Plutôt que de miser sur des bobos volatils, dont je suis (des bobos, pas du volatil), l’électorat, la BASE du PS, elle est là. Qu’est ce qui reste à un parti dont la base déserte? Du sable. Et électoralement ce sera loin d’être un mauvais calcul. La campagne de 2007 de Sarkozy l’a montrée. Les classes populaires et laborieuses n’attendent que ça : vibrer pour leurs valeurs. Mais attention, cette fois, il ne faut pas leur mentir. Ah ça non, il ne faut plus leur mentir. La situation est trop grave, et la trahison n’en serait que plus grande.
Le fond n’y est pas. Mais la forme?
Pour un social-démocrate, quel pied ça doit être d’obtenir un accord majoritaire entre patronats et syndicats. Quel pied !
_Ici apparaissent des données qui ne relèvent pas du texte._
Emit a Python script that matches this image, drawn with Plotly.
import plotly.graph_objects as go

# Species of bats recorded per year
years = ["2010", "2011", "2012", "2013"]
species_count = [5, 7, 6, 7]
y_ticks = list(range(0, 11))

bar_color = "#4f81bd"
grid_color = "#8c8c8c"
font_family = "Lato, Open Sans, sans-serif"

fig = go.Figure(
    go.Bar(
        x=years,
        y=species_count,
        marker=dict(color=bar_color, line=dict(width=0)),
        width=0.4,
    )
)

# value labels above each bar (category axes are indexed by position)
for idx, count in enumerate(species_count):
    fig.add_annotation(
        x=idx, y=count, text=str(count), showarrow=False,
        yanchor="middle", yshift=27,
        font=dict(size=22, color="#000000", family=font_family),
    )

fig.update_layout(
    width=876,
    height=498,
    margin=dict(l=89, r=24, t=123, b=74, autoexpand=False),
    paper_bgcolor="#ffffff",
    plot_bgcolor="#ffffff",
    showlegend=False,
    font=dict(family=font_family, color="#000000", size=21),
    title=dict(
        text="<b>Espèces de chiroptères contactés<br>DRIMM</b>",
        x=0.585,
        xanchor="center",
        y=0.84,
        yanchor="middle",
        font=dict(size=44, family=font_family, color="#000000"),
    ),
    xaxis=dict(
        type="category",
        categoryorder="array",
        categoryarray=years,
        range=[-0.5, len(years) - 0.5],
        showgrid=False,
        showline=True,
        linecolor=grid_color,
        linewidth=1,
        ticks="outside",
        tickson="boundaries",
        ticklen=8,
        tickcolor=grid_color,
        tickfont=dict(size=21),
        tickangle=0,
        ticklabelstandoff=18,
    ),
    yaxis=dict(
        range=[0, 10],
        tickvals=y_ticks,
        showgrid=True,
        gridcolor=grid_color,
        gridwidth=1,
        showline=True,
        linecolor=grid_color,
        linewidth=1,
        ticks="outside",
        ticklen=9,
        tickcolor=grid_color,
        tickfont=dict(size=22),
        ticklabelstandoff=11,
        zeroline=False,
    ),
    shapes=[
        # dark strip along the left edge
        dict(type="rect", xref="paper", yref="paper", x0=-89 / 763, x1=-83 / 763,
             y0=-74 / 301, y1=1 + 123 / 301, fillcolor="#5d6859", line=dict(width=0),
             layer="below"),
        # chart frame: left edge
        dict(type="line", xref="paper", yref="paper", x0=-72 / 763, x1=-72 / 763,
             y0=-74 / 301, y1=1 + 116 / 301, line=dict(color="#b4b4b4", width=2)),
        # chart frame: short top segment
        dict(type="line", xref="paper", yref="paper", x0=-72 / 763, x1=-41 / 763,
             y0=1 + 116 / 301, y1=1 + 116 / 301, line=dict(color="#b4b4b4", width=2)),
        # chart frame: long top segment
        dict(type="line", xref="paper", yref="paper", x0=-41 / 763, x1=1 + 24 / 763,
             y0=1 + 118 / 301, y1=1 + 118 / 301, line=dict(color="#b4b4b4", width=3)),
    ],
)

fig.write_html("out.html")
Mais si jubilatoire que la forme puisse être, cela ne vaut pas le coût d’y sacrifier le fond : la Valeur Travail. Celle qui fait que mon grand-père cheminot ressentait une honte profonde quand le train ne pouvait pas passer à cause de la neige. C’est non seulement une Valeur, mais une Richesse, qu’il faut cultiver et encourager pour se relever.
Monsieur le Président, les députés de votre majorité n’ont pas reçu le mandat de la part de leurs concitoyens pour saboter cette Valeur Travail. Ils le savent. Votre devoir de Démocrate et d’homme de Gauche est de laisser les députés amender ce texte, en leur âme et conscience, dans la logique du mandat qui leur a été donné.
Que le ralliement d’Arnaud Montebourg au candidat Hollande lors des primaires doit lui peser maintenant. Que cette charge de « ministre du sauve qui peut » doit être lourde pour quelqu’un qui semble croire en ce qu’il fait.
"C'est à la fin du bal qu'on paye les musiciens". Mais pour l'instant, ils ne jouent pas la partition pour laquelle ils ont été engagés. Je ne cède pas aux sirènes du Mélenchonisme, mais je ne peux pas suivre Hollande dans ce cap. J’ai voté Aubry aux primaires, pas Bayrou. Je veux ma 1ère Gauche.